Chief Justice Chaudhry), would have emerged without the momentum surrounding the 2007-9 Lawyers Movement. However, we do know that parliament’s Nineteenth Amendment accommodated the unanimous recommendation in Nadeem Ahmed, thus removing any need to nullify Article 175A when the Eighteenth Amendment was fully reviewed in District Bar Association Rawalpindi five years later. As Khurshid Ahmad from the Jama’at-e-Islami - another member of the Parliamentary Committee on Constitutional Reforms in 2010 - told me, “the tone and temper of the judiciary during that period, particularly [that of Chief] Justice Chaudhry, was such that we didn’t want a clash.” As a result, he explained, parliament simply “conceded.”[438]It is, in many ways, difficult to read this pivotal moment as a simple clash of institutions: legislature vs. judiciary.

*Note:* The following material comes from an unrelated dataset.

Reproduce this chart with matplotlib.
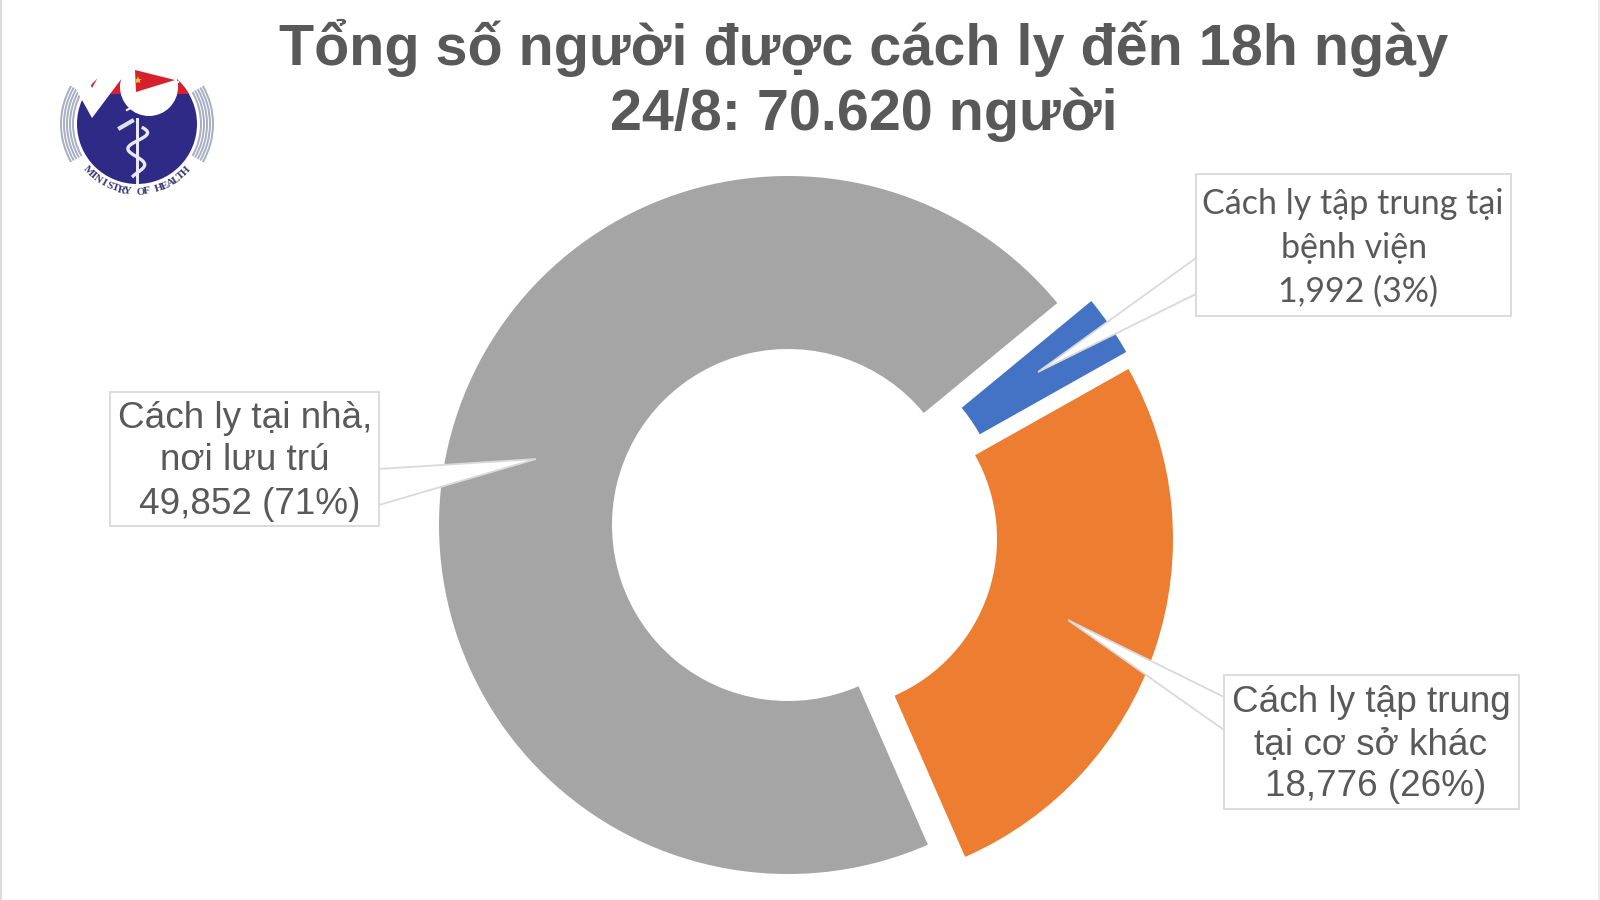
import numpy as np
import matplotlib
matplotlib.use('Agg')
import matplotlib.pyplot as plt
from matplotlib.patches import Circle, Wedge, Polygon, Rectangle

# values as printed on the chart
categories = ['Cách ly tập trung tại\nbệnh viện', 'Cách ly tập trung\ntại cơ sở khác', 'Cách ly tại nhà,\nnơi lưu trú']
counts = [1992, 18776, 49852]
percents = [3, 26, 71]
colors = ['#4472c4', '#ed7d31', '#a5a5a5']
title = 'Tổng số người được cách ly đến 18h ngày\n24/8: 70.620 người'

TEXT = '#595959'
ARIAL = 'Liberation Sans'
CALIBRI = ['Lato', 'Noto Sans', 'DejaVu Sans']

fig = plt.figure(figsize=(16, 9), dpi=100)
ax = fig.add_axes([0, 0, 1, 1])


def Y(y):
    # the layout below was measured from the top of the picture
    return 900 - y


# the slices run clockwise from the gray edge at about 39.5 degrees
wedges, _ = ax.pie(counts, colors=colors, startangle=39.5, counterclock=False, radius=349,
                   center=(788, Y(525)), wedgeprops={'width': 173, 'linewidth': 0}, frame=True)
# blue and orange are pulled out by hand, the blue one not along its middle
wedges[0].set_center((788 + 34, Y(525) + 2))
wedges[0].set_width(168)
wedges[1].set_center((788 + 38, Y(525) - 14))
wedges[1].set_radius(347)
wedges[1].set_width(176)

ax.set_xlim(0, 1600)
ax.set_ylim(0, 900)
ax.set_aspect('equal')
ax.axis('off')

for (cy, line) in zip([48, 115], title.split('\n')):
    ax.text(864, Y(cy), line, ha='center', va='center', fontsize=41.4, fontweight='bold',
            family=ARIAL, color=TEXT)


def callout(box, tail, tip, lines, centers, font, size):
    x0, y0, x1, y1 = box
    ax.add_patch(Polygon([(tail[0][0], Y(tail[0][1])), (tip[0], Y(tip[1])), (tail[1][0], Y(tail[1][1]))],
                         closed=True, fc='white', ec='#d9d9d9', lw=1.3, zorder=3))
    ax.add_patch(Rectangle((x0, Y(y1)), x1 - x0, y1 - y0, fc='white', ec='#d9d9d9', lw=1.3, zorder=4))
    for (cx, cy), line in zip(centers, lines):
        ax.text(cx, Y(cy), line, ha='center', va='center', fontsize=size, family=font, color=TEXT, zorder=5)


def lines_for(i):
    return categories[i].split('\n') + [f'{counts[i]:,} ({percents[i]}%)']


callout((1196, 174, 1511, 316), [(1196, 258), (1196, 294)], (1038, 372), lines_for(0),
        [(1353, 204), (1354, 248), (1358, 292)], CALIBRI, 24.5)
callout((1224, 675, 1519, 809), [(1224, 697), (1224, 730)], (1068, 620), lines_for(1),
        [(1371, 703), (1370, 745), (1376, 787)], ARIAL, 26.6)
callout((110, 392, 379, 526), [(379, 469), (379, 505)], (536, 459), lines_for(2),
        [(245, 419), (245, 461), (250, 504)], ARIAL, 26.6)

# ministry logo, top left
logo_x, logo_y = 137, 124
navy = '#2f2a86'
for r in [77, 74, 71, 68, 65]:
    for t1, t2 in [(150, 210), (-30, 30)]:
        ax.add_patch(Wedge((logo_x, Y(logo_y)), r, t1, t2, width=2, fc='#a9afc2', ec='none'))
disc = Circle((logo_x, Y(logo_y)), 60, fc=navy, ec='none')
ax.add_patch(disc)
band = Rectangle((logo_x - 60, Y(94)), 120, 19, fc='#d6202e', ec='none')
ax.add_patch(band)
band.set_clip_path(disc)
top = Rectangle((logo_x - 60, Y(75)), 120, 20, fc='white', ec='none')
ax.add_patch(top)
top.set_clip_path(disc)

# staff, snake and leaves
ax.add_patch(Rectangle((logo_x - 1.5, Y(184)), 3, 66, fc='#e8e8f2', ec='none'))
t = np.linspace(0, 3 * np.pi, 80)
ax.plot(logo_x + 11 * np.sin(t + 0.6) * (1 - t / 24), Y(128) - 48 * t / (3 * np.pi), color='#e8e8f2', lw=2.4)
ax.plot([120, 132], [Y(128), Y(121)], color='#dfe0ea', lw=3)

# lettering round the seal
word = 'MINISTRY OF HEALTH'
for i, ch in enumerate(word):
    a = np.deg2rad(-90 - (len(word) / 2 - i - 0.5) * 5.4)
    ax.text(logo_x + 68 * np.cos(a), Y(logo_y) + 68 * np.sin(a), ch, ha='center', va='center', fontsize=8,
            family='Liberation Serif', fontweight='bold', color='#3b3a78', rotation=np.rad2deg(a) + 90)

# white broadcaster mark laid over the seal
ax.add_patch(Polygon([(67, Y(73)), (92, Y(118)), (134, Y(62)), (110, Y(56)), (92, Y(88)), (84, Y(70))],
                     fc='white', ec='none', zorder=3))
ax.add_patch(Circle((149, Y(87)), 29, fc='white', ec='none', zorder=3))
ax.add_patch(Polygon([(135, Y(70)), (175, Y(80)), (136, Y(92))], fc='#d6202e', ec='none', zorder=4))
ax.plot([138], [Y(80)], marker='*', ms=6, color='#f2c531', mew=0, zorder=5)
ax.plot([127, 178], [Y(110), Y(82)], color='white', lw=1.5, zorder=5)

# thin lines seen at the left and right picture edges
ax.plot([0.5, 0.5], [0, 900], color='#dcdcdc', lw=1.5, zorder=6)
ax.plot([1599, 1599], [0, 900], color='#ececec', lw=1.5, zorder=6)

fig.savefig('out.png', dpi=100, facecolor='white')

Politically, the case of Nadeem Ahmed that prepared the ground for District Bar Association Rawalpindi was clearly underpinned by a powerful pro-democracy protest movement - a movement focused not only on the authority and independence of the judiciary, but also, on the restoration of a charismatic chief justice. The politics, as such, were not merely principled; they were also highly personalised.